══ Information supplied ══

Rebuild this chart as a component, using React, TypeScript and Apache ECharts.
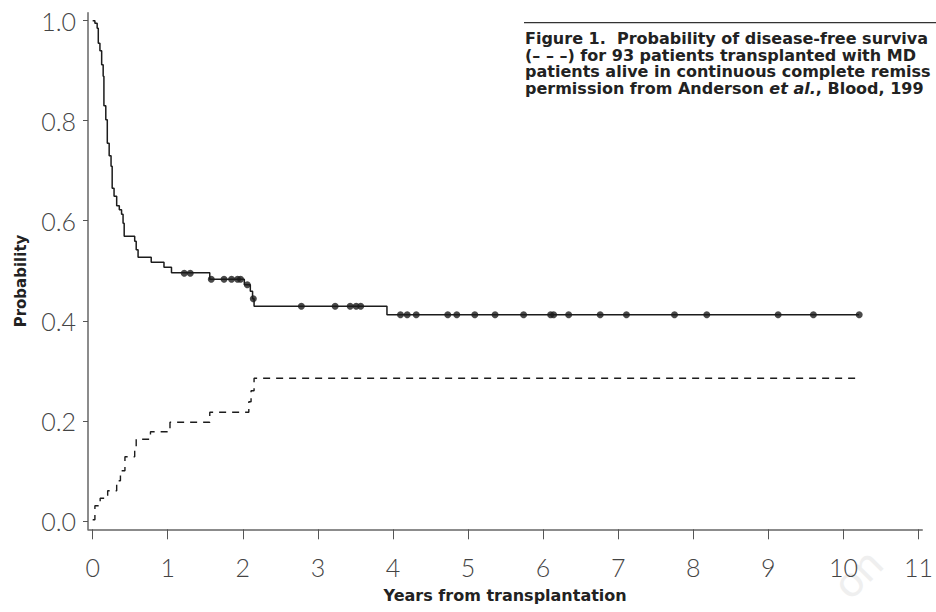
import React, { useEffect, useRef } from "react";
import * as echarts from "echarts";

// Kaplan-Meier disease-free survival: [years, probability after event]
const dfsSteps: [number, number][] = [
  [0, 1.0], [0.03, 0.995], [0.06, 0.985], [0.075, 0.955], [0.097, 0.94],
  [0.12, 0.912], [0.14, 0.889], [0.15, 0.83], [0.175, 0.802], [0.195, 0.755],
  [0.22, 0.73], [0.245, 0.709], [0.26, 0.665], [0.285, 0.649], [0.32, 0.63],
  [0.355, 0.622], [0.385, 0.613], [0.405, 0.595], [0.42, 0.569], [0.56, 0.559],
  [0.58, 0.542], [0.605, 0.527], [0.78, 0.517], [0.95, 0.507], [1.05, 0.496],
  [1.56, 0.483], [2.02, 0.472], [2.1, 0.459], [2.13, 0.444], [2.15, 0.429],
  [3.92, 0.412], [10.21, 0.412],
];

// Cumulative relapse (dashed)
const relapseSteps: [number, number][] = [
  [0, 0.002], [0.03, 0.03], [0.1, 0.045], [0.2, 0.06], [0.32, 0.08],
  [0.37, 0.1], [0.43, 0.128], [0.56, 0.142], [0.58, 0.163], [0.77, 0.178],
  [1.03, 0.197], [1.56, 0.217], [2.08, 0.238], [2.11, 0.26], [2.15, 0.285],
  [10.21, 0.285],
];

// Censored observations on the disease-free survival curve
const censoredTimes: number[] = [
  1.22, 1.3, 1.58, 1.75, 1.85, 1.93, 1.97, 2.06, 2.14,
  2.78, 3.23, 3.43, 3.51, 3.57,
  4.1, 4.19, 4.31, 4.73, 4.85, 5.09, 5.36, 5.74, 6.1, 6.14, 6.34, 6.76,
  7.11, 7.75, 8.18, 9.13, 9.6, 10.21,
];
const censoredProbs: number[] = [
  0.495, 0.495, 0.483, 0.483, 0.483, 0.483, 0.483, 0.472, 0.444,
  0.429, 0.429, 0.429, 0.429, 0.429,
  0.412, 0.412, 0.412, 0.412, 0.412, 0.412, 0.412, 0.412, 0.412, 0.412, 0.412, 0.412,
  0.412, 0.412, 0.412, 0.412, 0.412, 0.412,
];

const xTicks: number[] = [0, 1, 2, 3, 4, 5, 6, 7, 8, 9, 10, 11];
const yTicks: number[] = [0, 0.2, 0.4, 0.6, 0.8, 1.0];

const captionLines: string[] = [
  "Figure 1.  Probability of disease-free surviva",
  "(– – –) for 93 patients transplanted with MD",
  "patients alive in continuous complete remiss",
  "permission from Anderson {i|et al.}, Blood, 199",
];

const tickFont = { fontFamily: "Lato", fontWeight: 300 as any, fontSize: 25, color: "#444" };
const boldFont = "DejaVu Sans";

export default function App() {
  const ref = useRef<HTMLDivElement>(null);
  useEffect(() => {
    if (!ref.current) return;
    const chart = echarts.init(ref.current, undefined, { renderer: "svg" });
    const censored = censoredTimes.map((t, i) => [t, censoredProbs[i]]);
    const option: any = {
      animation: false,
      backgroundColor: "#ffffff",
      grid: { left: 88, right: 9, top: 12.7, bottom: 82.7, containLabel: false },
      xAxis: {
        type: "value",
        min: -0.062,
        max: 11.05,
        name: "Years from transplantation",
        nameLocation: "middle",
        nameGap: 58,
        nameTextStyle: { fontFamily: boldFont, fontWeight: "bold", fontSize: 16, color: "#222" },
        axisLine: { onZero: false, lineStyle: { color: "#666", width: 1.5 } },
        axisTick: { show: true, length: 10, customValues: xTicks, lineStyle: { color: "#555", width: 1 } },
        axisLabel: { customValues: xTicks, margin: 25, ...tickFont, formatter: (v: number) => String(Math.round(v)) },
        splitLine: { show: false },
      },
      yAxis: {
        type: "value",
        min: -0.017,
        max: 1.016,
        name: "Probability",
        nameLocation: "middle",
        nameGap: 60,
        nameTextStyle: { fontFamily: boldFont, fontWeight: "bold", fontSize: 15, color: "#222", padding: [0, 0, 0, -20] },
        axisLine: { onZero: false, lineStyle: { color: "#666", width: 1.5 } },
        axisTick: { show: true, length: 5, customValues: yTicks, lineStyle: { color: "#555", width: 1 } },
        axisLabel: { customValues: yTicks, margin: 12, ...tickFont, formatter: (v: number) => v.toFixed(1) },
        splitLine: { show: false },
      },
      series: [
        {
          name: "Disease-free survival",
          type: "line",
          step: "end",
          data: dfsSteps,
          showSymbol: false,
          symbol: "none",
          lineStyle: { color: "#1c1c1c", width: 1.5 },
          z: 3,
        },
        {
          name: "Relapse",
          type: "line",
          step: "end",
          data: relapseSteps,
          showSymbol: false,
          symbol: "none",
          lineStyle: { color: "#1c1c1c", width: 1.4, type: [7, 6] },
          z: 3,
        },
        {
          name: "Censored",
          type: "scatter",
          data: censored,
          symbol: "circle",
          symbolSize: 7,
          itemStyle: { color: "#1c1c1c" },
          z: 4,
        },
      ],
      graphic: [
        {
          type: "text",
          x: 856,
          y: 572,
          rotation: Math.PI / 4,
          style: {
            text: "on",
            fontSize: 44,
            fontFamily: "Lato",
            fill: "#efefef",
            align: "center",
            verticalAlign: "middle",
          },
          z: -10,
        },
        {
          type: "line",
          shape: { x1: 524, y1: 22.7, x2: 936, y2: 22.7 },
          style: { stroke: "#333", lineWidth: 1.3 },
        },
        {
          type: "text",
          x: 525,
          y: 30.7,
          style: {
            text: captionLines.join("\n"),
            fontFamily: boldFont,
            fontWeight: "bold",
            fontSize: 16,
            lineHeight: 16.5,
            fill: "#222",
            verticalAlign: "top",
            rich: {
              i: { fontFamily: boldFont, fontWeight: "bold", fontStyle: "italic", fontSize: 16, lineHeight: 16.5, fill: "#222" },
            },
          },
        },
      ],
    };
    chart.setOption(option);
    return () => chart.dispose();
  }, []);
  return (
    <div
      ref={ref}
      style={{ position: "fixed", left: 0, top: 0, width: 936, height: 612, background: "#fff" }}
    />
  );
}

═══

**Short task:** Gather each line of the listing that holds the string "React".

**Solution for this exercise:**
Rebuild this chart as a component, using React, TypeScript and Apache ECharts.
import React, { useEffect, useRef } from "react";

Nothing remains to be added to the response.